Non esiste utente di posta elettronica, credo, che non si sia sentito in obbligo di centuplicare a colpi di mouse il toccante messaggio, inviandolo a tutti i destinatari della propria rubrica. Eppure già quest’azione ripetitiva non avrebbe dovuto instillare il dubbio che si trattasse d’una catena di Sant’Antonio telematica? E poi perché un medico dell’ospedale pediatrico Bambino Gesù di Roma affiderebbe a una segretaria dell’ospedale San Paolo di Milano il compito di lanciare appelli per reperire donatori di sangue?

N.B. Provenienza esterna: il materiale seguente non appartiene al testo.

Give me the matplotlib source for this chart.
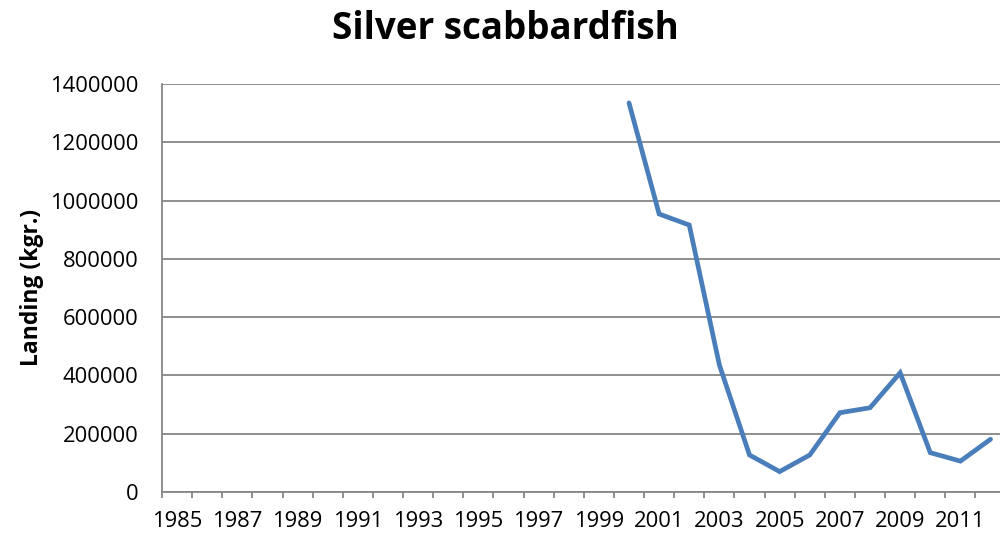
import matplotlib
matplotlib.use('Agg')
from matplotlib import pyplot as plt
import numpy as np

plt.rcParams['font.family'] = ['Open Sans', 'DejaVu Sans']

years = [2000, 2001, 2002, 2003, 2004, 2005, 2006, 2007, 2008, 2009, 2010, 2011, 2012]
landing = [1335000, 954000, 916000, 436000, 127000, 70000, 127000, 272000, 289000, 409000, 135000, 106000, 181000]
tick_years = list(range(1985, 2012, 2))
y_ticks = list(range(0, 1400001, 200000))

grey = '#868686'

fig = plt.figure(figsize=(10, 5.38), dpi=100)
# plot area runs a bit past the right edge, as in the original
ax = fig.add_axes([0.162, 0.0855, 0.8436, 0.7584])

ax.plot(years, landing, color='#4A7EBB', linewidth=3.4, solid_capstyle='round', solid_joinstyle='miter')

ax.set_xlim(1984.5, 2012.5)
ax.set_ylim(0, 1400000)

ax.set_yticks(y_ticks)
ax.set_yticklabels([str(v) for v in y_ticks])
ax.yaxis.grid(True, color=grey, linewidth=1.3)
ax.set_axisbelow(True)

ax.set_xticks(tick_years)
ax.set_xticklabels([str(y) for y in tick_years])
ax.set_xticks(np.arange(1984.5, 2013, 1), minor=True)
ax.tick_params(axis='x', which='major', length=0, pad=14, labelsize=15.8, labelcolor='black')
ax.tick_params(axis='x', which='minor', length=4, width=1.3, color=grey, direction='out')
ax.tick_params(axis='y', which='major', length=0, pad=17, labelsize=15.8)

for s in ['top', 'right']:
    ax.spines[s].set_visible(False)
for s in ['left', 'bottom']:
    ax.spines[s].set_color(grey)
    ax.spines[s].set_linewidth(1.3)

ax.set_ylabel('Landing (kgr.)', fontsize=16.5, fontweight='bold', labelpad=4)
fig.text(0.505, 0.947, 'Silver scabbardfish', ha='center', va='center', fontsize=26.5, fontweight='bold')

fig.savefig('out.png', dpi=100)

Ho telefonato alla mittente Maria Grazia Bombonato, presso il dipartimento di medicina, chirurgia e odontoiatria. «Porca sozza!», ha esclamato. «Da mesi questa lettera circola sul Web e sui giornali. Io ho solo commesso l’errore di crederci e di spedirla in copia a vari destinatari di posta elettronica, dimenticando di cancellare il mio indirizzo che compare automaticamente in calce alle e-mail. Così ora sono sommersa di telefonate. Non lavoro più, non vivo più! Mi aiuti, la prego».
Ho interpellato anche Marco Magheri, responsabile dell’ufficio stampa dell’ospedale romano, per sapere come stavano le cose. Ha risposto: «L’appello, ripreso da quotidiani ed emittenti radiofoniche senza i necessari riscontri di veridicità, sta impegnando seriamente il centralino del Bambino Gesù e il suo servizio immunotrasfusionale, rischiando di sottrarre tempo ed energie preziose alle attività ospedaliere».
I necessari riscontri di veridicità. In altri tempi era il mestiere dei giornalisti.


AUTOREVOLEZZA. Secondo il Corriere della Sera, il leader comunista Oliviero Diliberto è «fedele a una solida autostima di se stesso». Come si manifesterà l’autostima per gli altri?